No manipulation of gravity
They did this with a giant vacuum cleaner in the movie Spaceballs. But as knzhou comments, it is fundamentally impossible. The reason that the atmosphere stays where it is, is there there is hydrostatic equilibrium: Gravity tries to pull the air molecules down, but pressure builds up and prevents it from collapsing altogether. Whether or not you build a 500 km long hose, doens't change that.
A vacuum cleaner works by creating a lower pressure $P$ inside than outside. But in this case the gravitational potential $\Phi$ is the same inside and outside. In the case of the atmosphere, $P$ is lower in space, but $\Phi$ is lower closer to Earth.
Here a drawing that may help understand. At a given height, $P$ and $\Phi$ is the same inside and outside the hose
Fiercely manipulating gravity
Your first edit assumes that gravity can be manipulated arbitrarily. In that case, there is no limit to how fast the atmosphere can be sucked out. Just create an Alcubierre drive.
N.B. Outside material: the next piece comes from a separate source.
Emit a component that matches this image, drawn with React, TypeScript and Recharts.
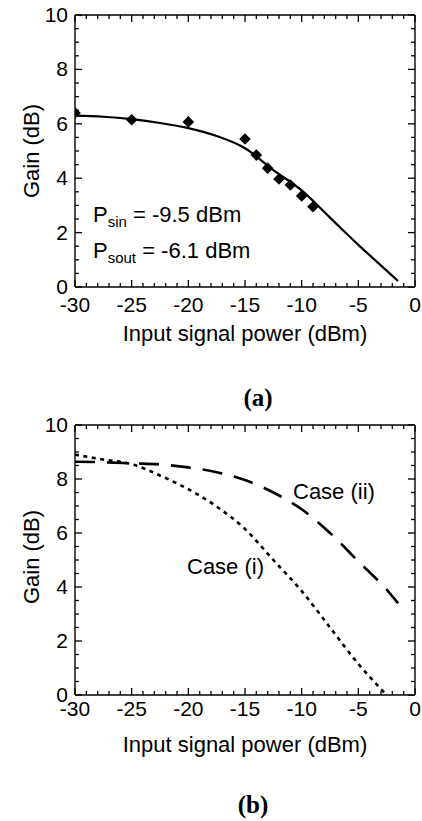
import React from "react";
import { ComposedChart, Line, Scatter, XAxis, YAxis, ReferenceLine } from "recharts";

// (a) fitted curve and measured points
const fitPower = [-30, -27.5, -25, -22.5, -20, -17.5, -15, -12.5, -10, -7.5, -5, -2.5, -1.5];
const fitGain = [6.3, 6.26, 6.17, 6.03, 5.84, 5.55, 5.1, 4.3, 3.55, 2.55, 1.55, 0.6, 0.22];

const measPower = [-30, -25, -20, -15, -14, -13, -12, -11, -10, -9];
const measGain = [6.4, 6.15, 6.07, 5.44, 4.85, 4.37, 3.97, 3.75, 3.35, 2.95];

// (b) two simulated cases
const case1Power = [-30, -27.5, -25, -22.5, -20, -17.5, -15, -12.5, -10, -7.5, -5, -2.5];
const case1Gain = [8.9, 8.72, 8.55, 8.13, 7.62, 6.98, 6.15, 5.0, 3.85, 2.5, 1.15, 0];

const case2Power = [-30, -27.5, -25, -22.5, -20, -17.5, -15, -12.5, -10, -7.5, -5, -2.5, -1.5];
const case2Gain = [8.64, 8.62, 8.58, 8.54, 8.43, 8.25, 7.96, 7.5, 6.88, 6.0, 4.95, 3.9, 3.4];

// ticks: every 1 dBm (labels every 5), every 0.5 dB (labels every 2)
const xTicks = Array.from({ length: 31 }, (_, i) => i - 30);
const yTicks = Array.from({ length: 21 }, (_, i) => i * 0.5);

const toRows = (xs: number[], ys: number[]) => xs.map((x, i) => ({ x, y: ys[i] }));

const fitData = toRows(fitPower, fitGain);
const measData = toRows(measPower, measGain);
const case1Data = toRows(case1Power, case1Gain);
const case2Data = toRows(case2Power, case2Gain);

const FONT = '"Liberation Sans", Arial, sans-serif';
const isMult = (v: number, m: number) => Math.abs(v / m - Math.round(v / m)) < 1e-6;

// inward tick lengths, in axis units
const X_TICK_MAJOR = 0.26;
const X_TICK_MINOR = 0.15;
const Y_TICK_MAJOR = 0.62;
const Y_TICK_MINOR = 0.35;

const XLabel = (gap: number) => (props: any) => {
  const { x, y, payload } = props;
  if (!isMult(payload.value, 5)) return <g />;
  return (
    <text x={x} y={y + gap} textAnchor="middle" fontSize={21} fontFamily={FONT} fill="#000">
      {payload.value}
    </text>
  );
};

const YLabel = (props: any) => {
  const { x, y, payload } = props;
  if (!isMult(payload.value, 2)) return <g />;
  return (
    <text x={x - 7} y={y + 7} textAnchor="end" fontSize={21} fontFamily={FONT} fill="#000">
      {payload.value}
    </text>
  );
};

const Diamond = (props: any) => {
  const { cx, cy } = props;
  const s = 5.8;
  return <path d={`M${cx},${cy - s}L${cx + s},${cy}L${cx},${cy + s}L${cx - s},${cy}Z`} fill="#000" />;
};

const lineStyle = { stroke: "#000", strokeWidth: 1.3, ifOverflow: "visible" as const };

// box frame (top/right) plus inward ticks on all four sides
const frameLines = (id: string) => {
  const out: React.ReactNode[] = [
    <ReferenceLine key={`${id}-top`} y={10} {...lineStyle} strokeWidth={1.4} />,
    <ReferenceLine key={`${id}-right`} x={0} {...lineStyle} strokeWidth={1.4} />,
  ];
  xTicks.forEach((v) => {
    const l = isMult(v, 5) ? X_TICK_MAJOR : X_TICK_MINOR;
    out.push(<ReferenceLine key={`${id}-xb${v}`} segment={[{ x: v, y: 0 }, { x: v, y: l }]} {...lineStyle} />);
    out.push(<ReferenceLine key={`${id}-xt${v}`} segment={[{ x: v, y: 10 }, { x: v, y: 10 - l }]} {...lineStyle} />);
  });
  yTicks.forEach((v) => {
    const l = isMult(v, 2) ? Y_TICK_MAJOR : Y_TICK_MINOR;
    out.push(<ReferenceLine key={`${id}-yl${v}`} segment={[{ x: -30, y: v }, { x: -30 + l, y: v }]} {...lineStyle} />);
    out.push(<ReferenceLine key={`${id}-yr${v}`} segment={[{ x: 0, y: v }, { x: -l, y: v }]} {...lineStyle} />);
  });
  return out;
};

const frame = { stroke: "#000", strokeWidth: 1.4 };
const xCommon = {
  type: "number" as const,
  dataKey: "x",
  domain: [-30, 0],
  allowDataOverflow: true,
  ticks: xTicks,
  interval: 0,
  tickSize: 0,
  tickMargin: 0,
  tickLine: false,
  axisLine: frame,
};
const yCommon = {
  type: "number" as const,
  domain: [0, 10],
  allowDataOverflow: true,
  ticks: yTicks,
  interval: 0,
  tickSize: 0,
  tickMargin: 0,
  tickLine: false,
  axisLine: frame,
  width: 75,
  tick: YLabel,
};
const margin = { top: 15, right: 7, bottom: 0, left: 0 };

const txt = { fontFamily: FONT, fontSize: 22, fill: "#000" };
const cap = { fontFamily: '"Liberation Serif", "Times New Roman", serif', fontWeight: "bold" as const, fontSize: 25, fill: "#000" };

export default function App() {
  return (
    <div style={{ position: "absolute", left: 0, top: 0, width: 422, height: 821 }}>
      <div style={{ position: "absolute", left: 0, top: 0 }}>
        <ComposedChart width={422} height={350} margin={margin}>
          <XAxis {...xCommon} height={63} tick={XLabel(25)} />
          <YAxis {...yCommon} />
          {frameLines("a")}
          <Line data={fitData} dataKey="y" type="monotone" stroke="#000" strokeWidth={2.2} dot={false} isAnimationActive={false} />
          <Scatter data={measData} dataKey="y" shape={<Diamond />} fill="#000" isAnimationActive={false} />
        </ComposedChart>
      </div>

      <div style={{ position: "absolute", left: 0, top: 410 }}>
        <ComposedChart width={422} height={360} margin={margin}>
          <XAxis {...xCommon} height={75} tick={XLabel(21)} />
          <YAxis {...yCommon} />
          {frameLines("b")}
          <Line data={case1Data} dataKey="y" type="monotone" stroke="#000" strokeWidth={2.6} strokeDasharray="4 4.5" dot={false} isAnimationActive={false} />
          <Line data={case2Data} dataKey="y" type="monotone" stroke="#000" strokeWidth={2.6} strokeDasharray="20 12" dot={false} isAnimationActive={false} />
        </ComposedChart>
      </div>

      <svg width={422} height={821} style={{ position: "absolute", left: 0, top: 0, pointerEvents: "none" }}>
        <text x={245} y={341} textAnchor="middle" {...txt}>Input signal power (dBm)</text>
        <text transform="translate(31,151) rotate(-90)" textAnchor="middle" dy="0.35em" {...txt}>Gain (dB)</text>
        <text x={93} y={222} {...txt}>
          <tspan>P</tspan>
          <tspan fontSize={15} dy={5}>sin</tspan>
          <tspan dy={-5}> = -9.5 dBm</tspan>
        </text>
        <text x={93} y={258} {...txt}>
          <tspan>P</tspan>
          <tspan fontSize={15} dy={5}>sout</tspan>
          <tspan dy={-5}> = -6.1 dBm</tspan>
        </text>
        <text x={258} y={406} textAnchor="middle" {...cap}>(a)</text>

        <text x={245} y={752} textAnchor="middle" {...txt}>Input signal power (dBm)</text>
        <text transform="translate(31,557) rotate(-90)" textAnchor="middle" dy="0.35em" {...txt}>Gain (dB)</text>
        <text x={293} y={499} {...txt}>Case (ii)</text>
        <text x={187} y={574} {...txt}>Case (i)</text>
        <text x={253} y={813} textAnchor="middle" {...cap}>(b)</text>
      </svg>
    </div>
  );
}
Essentially this works by constructing a metric of space such that there is gradient that can, in principle, be arbitrarily large. Although the air molecules don't move through space faster than light locally, as seen from "outside" the speed can be faster than $c$.
You'd have to think carefully about how exactly you do this without simultaneously tearing Earth apart.
Moderately manipulating gravity
Your second edit assumes a maximum speed of $v=c/2$. In that case the answer is simply given by the distance from the antipode of the hose (since air on the other side of the Earth from the hose needs to travel around Earth), plus the distance from ground to space. Assuming 500 km for the latter, that distance is roughly $d = 20,\!500\,\mathrm{km}$, so the time is $t=d/c=0.07$ seconds.